Showing posts with label knitting. Show all posts
Showing posts with label knitting. Show all posts

Wednesday, 9 April 2025

I don't think I would cope!

 


Well, my fibromyalgia flare has abated, and I have been doing a lot of knitting as watching TV bores me to tears.

We are in Autumn or Fall here in Australia and the mornings and evenings are cold, so there's nothing nicer than doing some handcrafts in the warmth each evening and throughout the day.

I have been a bit depressed lately and I think it's because I have been watching too much news on world events. So I decided to turn it off and bring my attention to something positive.

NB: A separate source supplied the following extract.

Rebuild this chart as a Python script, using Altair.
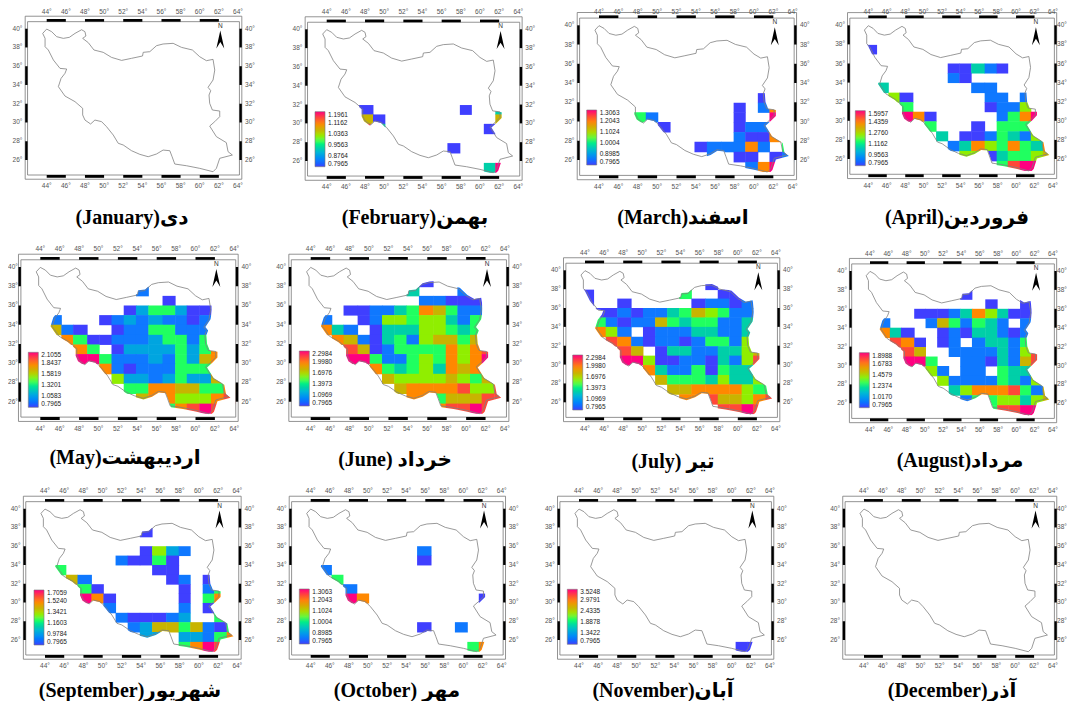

I often listen to the Bible on YouTube read by David Suchet. It tends to put my mind at rest and gives me pleasure.

Most mornings I do breakfast and medications and go on the computer to check emails, answer any comments in my blogs and check out groceries specials and organise our medications and get the scripts that are due, refilled.  Then I tidy my home.

I have a lot of joy in watching the birds that come into our back garden and one of my morning chores is to feed them after I have fed Xena our little white cat... separately of course lol

As I am often low on spoons, I need to pace myself in the afternoon and often take a nana nap in order to be able to cook dinner.

We don't leave the house much at all, and to be honest I prefer it that way. But with my motorised scooter coming soon, I may find I quite like shopping again....

Life is pretty simple- almost boring, but with all that's happening in parts of the world, I am glad for the boring life. I don't think I would cope very well running for my life away from bombs!



Monday, 1 April 2024

She was right!



You may remember that I had to give up knitting and crocheting as it hurt my hands too much. It was so disappointing!

I was visiting my twin sister one day and I found her crocheting a beautiful baby shawl. Now her hands are sore with her lupus and arthritis, and when I asked her how she managed and  told her I could not longer knit or crochet, she encouraged me to take it up again. 

She assured me that her hands had improved since she took up her handcrafts again, and I resolved to give it a try. My hands improved and I had better flexibility in my hands and wrists. I was rapt! I needed to do something creative and those last few months.

With fibromyalgia it is important to find something to take my mind off pain, and I find knitting or crocheting does that to some degree. I also believe it is healthy and very satisfying to be creative and I have knitted, crocheted or sewn many gifts for family and friends over a lifetime.

I also enjoy blogging and so I thought to create a new one, highlighting a lot of those creations, mainly to remind myself of happy hours making and giving each one.

Currently I am working on making baby shawls and jackets for my grandchildren to use for their own children when the time is right... an heirloom gift or legacy if you will.

With being 71 years of age, I obviously don't know how long I will be able to continue doing this, so I am working on them now, either giving them directly to those old enough to keep them themselves, or to their mothers to keep until the time is right.



Keep clicking and stitching,

Glenys                    

Friday, 14 August 2020

The last stitch


So I decided to do some knitting recently. As a knitter all my life, I have a considerable stash of yarn and knitting needles. 

Vying for my attention are a large assortment of crochet hooks, needles, cottons of a myriad of colours, embroidery cottons and buttons. 

Dragging my knitting bag out of storage, it was like a greeting of old friends. I have been knitting since the age of 6 when my grandmother taught me both to knit and crochet.

We have 15 grandchildren and 2 great-granddaughters and I made my customary jacket, booties and bonnet set in blackberry stitch for all of them- except the little great-granddaughter. Goodness knows, I tried to make her a mint green shawl that her mother had requested, but halfway through, it got too heavy and I had to abandon it.

I refused to be beaten and decided to do it in squares, but alas, my deformed arthritic fingers could not manage to crochet. We moved out of the RV and with plenty of time at home, I decided to give knitting a go again.

As I cast on for a little jacket, I suddenly was overcome with tearing pain and searing muscles, and my fibromyalgia screamed, "Enough! How dare you think you can enjoy yourself by being creative!?"  Tearfully, I put the wool and needles down, went to the kitchen and took some paracetamol.

I rummaged through my knitting bag, the memories overwheming me. Leftover wools from all the previous baby clothes I had ever made, a remnant of the shawl I commenced but couldn't finish and buttons- every colour and all the same little pearlised look. 

A haunting memory of the endless baby jackets over the last 54 years of expecting children then grandchildren assaulted my brain, leaving me with a certain sadness for happier years and then years gone by so quickly.

Fibromyalgia and chronic pain have taken away so much from me, and it was hard to put that bag away again. But I will keep it to remind me of happier times when my muscles didn't hurt just keeping my arms up to knit or my neck didn't feel like it was breaking as my arms moved in quick rhythm to the casting on. 

I know this probably isn't blogging material, but I think we Sacrificial Home Keepers need encouragement. So, enjoy what you can still do, because with fibromyalgia and other chronic illness, we never know when it will be the last button we sew, letter we will handwrite,  or like me, what will finally be the last stitch.